### Aim of the task
Leave out the pictures and retype only the lines from the opening line to the line that holds "(foot) at (180,445)", both ends included.

### Supplied material

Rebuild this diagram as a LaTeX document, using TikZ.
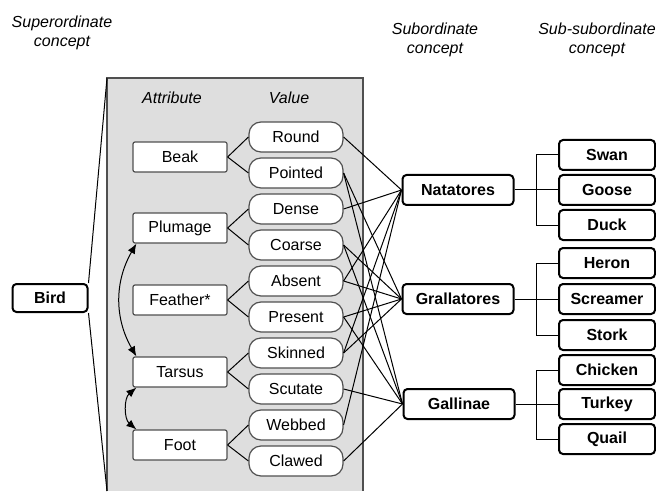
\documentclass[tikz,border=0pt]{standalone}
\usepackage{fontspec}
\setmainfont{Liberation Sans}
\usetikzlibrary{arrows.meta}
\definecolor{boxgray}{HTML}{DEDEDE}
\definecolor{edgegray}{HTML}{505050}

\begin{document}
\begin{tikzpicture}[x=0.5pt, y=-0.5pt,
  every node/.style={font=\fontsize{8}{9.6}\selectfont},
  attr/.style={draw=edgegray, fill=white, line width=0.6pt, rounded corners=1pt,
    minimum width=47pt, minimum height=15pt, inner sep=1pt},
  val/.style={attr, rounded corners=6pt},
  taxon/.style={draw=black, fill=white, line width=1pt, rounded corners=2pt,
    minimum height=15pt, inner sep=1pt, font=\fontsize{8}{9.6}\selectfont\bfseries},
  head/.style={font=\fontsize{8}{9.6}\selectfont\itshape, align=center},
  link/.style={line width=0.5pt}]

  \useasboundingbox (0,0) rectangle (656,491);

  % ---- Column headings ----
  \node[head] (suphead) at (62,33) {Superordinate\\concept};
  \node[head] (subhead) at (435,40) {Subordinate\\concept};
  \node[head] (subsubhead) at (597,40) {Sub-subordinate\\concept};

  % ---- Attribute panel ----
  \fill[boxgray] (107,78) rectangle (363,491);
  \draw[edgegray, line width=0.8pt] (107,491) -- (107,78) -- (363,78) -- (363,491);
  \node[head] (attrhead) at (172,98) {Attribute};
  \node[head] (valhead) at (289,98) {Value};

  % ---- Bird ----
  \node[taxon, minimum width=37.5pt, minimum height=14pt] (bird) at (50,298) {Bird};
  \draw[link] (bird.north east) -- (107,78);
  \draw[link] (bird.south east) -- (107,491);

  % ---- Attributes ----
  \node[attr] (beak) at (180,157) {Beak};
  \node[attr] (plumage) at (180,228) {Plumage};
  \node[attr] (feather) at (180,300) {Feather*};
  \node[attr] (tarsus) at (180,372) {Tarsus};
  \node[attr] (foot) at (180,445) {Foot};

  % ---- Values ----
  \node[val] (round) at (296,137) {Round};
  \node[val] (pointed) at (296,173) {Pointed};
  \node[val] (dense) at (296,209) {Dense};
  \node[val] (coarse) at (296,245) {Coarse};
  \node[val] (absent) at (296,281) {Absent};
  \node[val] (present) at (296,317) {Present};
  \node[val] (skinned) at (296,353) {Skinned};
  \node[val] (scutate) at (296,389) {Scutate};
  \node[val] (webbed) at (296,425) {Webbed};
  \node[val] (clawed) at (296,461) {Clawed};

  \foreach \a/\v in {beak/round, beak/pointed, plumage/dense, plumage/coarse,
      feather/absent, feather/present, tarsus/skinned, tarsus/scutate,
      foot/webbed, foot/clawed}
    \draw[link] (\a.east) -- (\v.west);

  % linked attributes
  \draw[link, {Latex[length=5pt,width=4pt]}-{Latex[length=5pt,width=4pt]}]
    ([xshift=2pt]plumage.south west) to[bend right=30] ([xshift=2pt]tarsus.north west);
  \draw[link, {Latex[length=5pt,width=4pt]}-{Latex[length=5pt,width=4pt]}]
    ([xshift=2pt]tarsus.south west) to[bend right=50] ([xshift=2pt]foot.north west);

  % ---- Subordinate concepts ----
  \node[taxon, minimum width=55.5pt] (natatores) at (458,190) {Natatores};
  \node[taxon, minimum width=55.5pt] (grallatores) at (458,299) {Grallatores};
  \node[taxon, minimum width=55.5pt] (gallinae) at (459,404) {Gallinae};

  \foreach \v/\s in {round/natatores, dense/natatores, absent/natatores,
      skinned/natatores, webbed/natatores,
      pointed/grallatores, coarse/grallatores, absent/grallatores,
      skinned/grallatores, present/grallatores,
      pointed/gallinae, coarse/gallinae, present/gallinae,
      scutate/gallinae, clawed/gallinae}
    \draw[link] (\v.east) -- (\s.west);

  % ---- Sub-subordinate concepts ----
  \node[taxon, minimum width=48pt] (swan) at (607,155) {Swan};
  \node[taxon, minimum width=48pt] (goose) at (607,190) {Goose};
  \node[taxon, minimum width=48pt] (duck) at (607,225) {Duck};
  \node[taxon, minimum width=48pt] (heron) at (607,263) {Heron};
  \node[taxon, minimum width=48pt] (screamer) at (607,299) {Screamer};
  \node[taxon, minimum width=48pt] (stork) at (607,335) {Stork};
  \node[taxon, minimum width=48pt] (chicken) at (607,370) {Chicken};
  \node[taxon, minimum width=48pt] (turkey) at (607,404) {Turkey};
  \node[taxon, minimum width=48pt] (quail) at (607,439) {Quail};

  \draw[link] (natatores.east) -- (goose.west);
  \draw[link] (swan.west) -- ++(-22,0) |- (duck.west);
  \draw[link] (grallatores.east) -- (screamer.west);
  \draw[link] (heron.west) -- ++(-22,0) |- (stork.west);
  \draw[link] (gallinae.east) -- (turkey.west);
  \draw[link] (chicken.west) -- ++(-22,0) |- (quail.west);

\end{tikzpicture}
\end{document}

### The result
Rebuild this diagram as a LaTeX document, using TikZ.
\documentclass[tikz,border=0pt]{standalone}
\usepackage{fontspec}
\setmainfont{Liberation Sans}
\usetikzlibrary{arrows.meta}
\definecolor{boxgray}{HTML}{DEDEDE}
\definecolor{edgegray}{HTML}{505050}

\begin{document}
\begin{tikzpicture}[x=0.5pt, y=-0.5pt,
  every node/.style={font=\fontsize{8}{9.6}\selectfont},
  attr/.style={draw=edgegray, fill=white, line width=0.6pt, rounded corners=1pt,
    minimum width=47pt, minimum height=15pt, inner sep=1pt},
  val/.style={attr, rounded corners=6pt},
  taxon/.style={draw=black, fill=white, line width=1pt, rounded corners=2pt,
    minimum height=15pt, inner sep=1pt, font=\fontsize{8}{9.6}\selectfont\bfseries},
  head/.style={font=\fontsize{8}{9.6}\selectfont\itshape, align=center},
  link/.style={line width=0.5pt}]

  \useasboundingbox (0,0) rectangle (656,491);

  % ---- Column headings ----
  \node[head] (suphead) at (62,33) {Superordinate\\concept};
  \node[head] (subhead) at (435,40) {Subordinate\\concept};
  \node[head] (subsubhead) at (597,40) {Sub-subordinate\\concept};

  % ---- Attribute panel ----
  \fill[boxgray] (107,78) rectangle (363,491);
  \draw[edgegray, line width=0.8pt] (107,491) -- (107,78) -- (363,78) -- (363,491);
  \node[head] (attrhead) at (172,98) {Attribute};
  \node[head] (valhead) at (289,98) {Value};

  % ---- Bird ----
  \node[taxon, minimum width=37.5pt, minimum height=14pt] (bird) at (50,298) {Bird};
  \draw[link] (bird.north east) -- (107,78);
  \draw[link] (bird.south east) -- (107,491);

  % ---- Attributes ----
  \node[attr] (beak) at (180,157) {Beak};
  \node[attr] (plumage) at (180,228) {Plumage};
  \node[attr] (feather) at (180,300) {Feather*};
  \node[attr] (tarsus) at (180,372) {Tarsus};
  \node[attr] (foot) at (180,445) {Foot};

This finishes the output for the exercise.